Deutschland steht im Länder-Renten-Vergleich gut da - trotz magerer Renditen

Mit großem Selbstbewusstsein darf Deutschland den neuen Renten-Report der OECD lesen. Kennen wir, haben wir getan, ist uns bewusst. Die Mahnungen zu längerer Lebensarbeitszeit, privater Altersvorsorge und besserer Integration Älterer auf dem Arbeitsmarkt sind hierzulande längst angekommen. Kein Rentensystem ist in der Vergangenheit so sorgfältig, so akribisch umgebaut worden wie das deutsche. Doch das ist keineswegs das Ende der Geschichte oder des drohenden Generationenkonflikts.

Dass Deutschland im internationalen Vergleich so gut dasteht, ist erkauft mit schmerzhaften Reformen. Ihre Wunden heilen nicht. Die schrittweise Einführung der Rente mit 67 mag in den Köpfen angekommen sein. In den Herzen ist sie noch nicht verankert. Zu viele Arbeitnehmer fürchten, es nicht bis dahin im derzeitigen Job zu schaffen. Das Niveau der gesetzlichen Rente wird sinken, auch wenn die Rentenkasse derzeit Rekord um Rekord vermeldet. Der niedrige Beitragssatz, die Milliardenüberschüsse sind Produkt fleißiger Bürger und umsichtiger Unternehmen. Die weiter sinkende Arbeitslosigkeit und die gestiegenen Löhne sorgen sogar mittelfristig für gute Aussichten in der Rentenversicherung, die ihre Ursprünge im Kaiserreich hat, zwei Weltkriege und die deutsche Wiedervereinigung überstanden hat.

Auch bei der privaten Altersvorsorge liegt einiges im Argen. Trotz eines Höchststandes an Riester-Verträgen ist dieses Konstrukt für viele undurchschaubar. Nicht allen Sparern ist bewusst, dass die staatlichen Zuschüsse heute bedeuten, dass ein immer größerer Teil der Rente in Zukunft besteuert wird. Und wo bleibt der Riester-Beipackzettel, den die Politik seit Langem versprochen hat?

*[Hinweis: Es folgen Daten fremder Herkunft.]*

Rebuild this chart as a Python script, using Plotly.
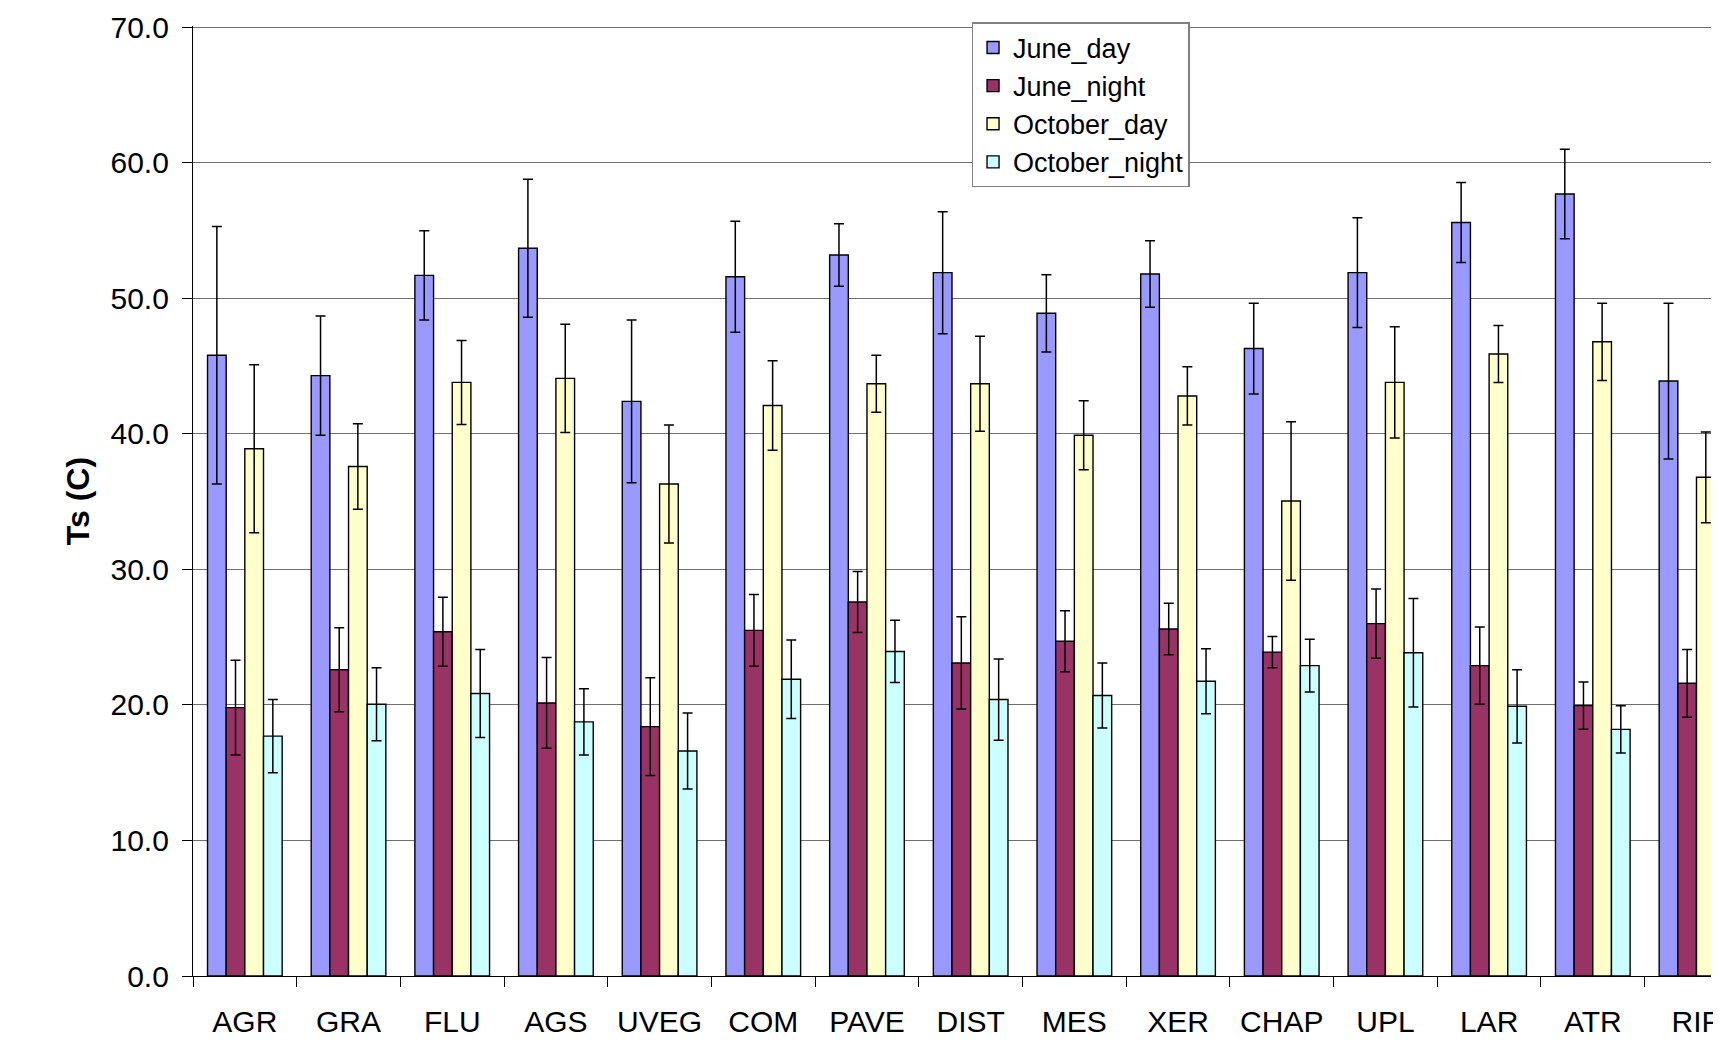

Klar und transparent sollen die Sparpläne, Versicherungen, Einzahlungen, Provisionen und Renten für jeden Verbraucher werden.

Am anderen Ende der Gehaltsskala stehen die, denen Altersarmut droht: Mini-Job bringt Mini-Rente. Das war zwar immer so. Doch die Konzepte der Regierung zur Zuschussrente für Geringverdiener sind noch nicht ausgegoren. Dasselbe gilt für die Rentenversicherungspflicht für kleine Selbstständige. Man kann nicht alle über einen Kamm scheren, die halbtags frisieren, Gemüse verkaufen oder Kinder betreuen. Hier muss die Politik den Spagat schaffen, Altersarmut zu verhindern und Lebensentwürfe von Millionen Menschen zu respektieren. Wer - warum auch immer - weniger arbeiten möchte, muss das ohne Renten-Zwangsbeitrag tun dürfen.

In jedem Fall muss die Rente flexibler werden. Gleitende Übergänge vom Job in eine Teilrente, bessere Hinzuverdienstmöglichkeiten, eine durchdachte Anrechnung von Kindererziehungszeiten statt Betreuungsgeld - das sind nur einige Stichworte.

Und erneut zeigt sich, dass die gesetzliche Rentenversicherung recht krisenfest durch alle Finanzturbulenzen schippert. Auch ihre - mageren - Renditen können sich sehen lassen im Vergleich zu all den Profis, die für Banken und private Lebensversicherer mit dem Geld ihrer Kunden an den Kapitalmärkten zocken.

In Europa gilt das deutsche Rentensystem als Leuchtturm. Da werden sich Franzosen, Italiener und Griechen noch strecken müssen. Diese Finanzkrise wird nicht die letzte sein. Doch man sollte vor allem auch an die jungen Leute denken, die Berufseinsteiger, die Dauerpraktikanten, die prekär Beschäftigten. Sie sehen die wachsende Schar von Senioren häufig als Hypothek, fürchten um die richtigen Entscheidungen in einer kaum planbaren Arbeits- und Lebenswelt.

Wenn vor den nächsten Bundestagswahlen mal wieder Wohltaten zu verteilen sind - Stichwort: Rentengarantie -, dann wären diesmal die 20- bis 30-Jährigen dran. Europaweit hätte die junge Generation mal einen Rettungsschirm verdient.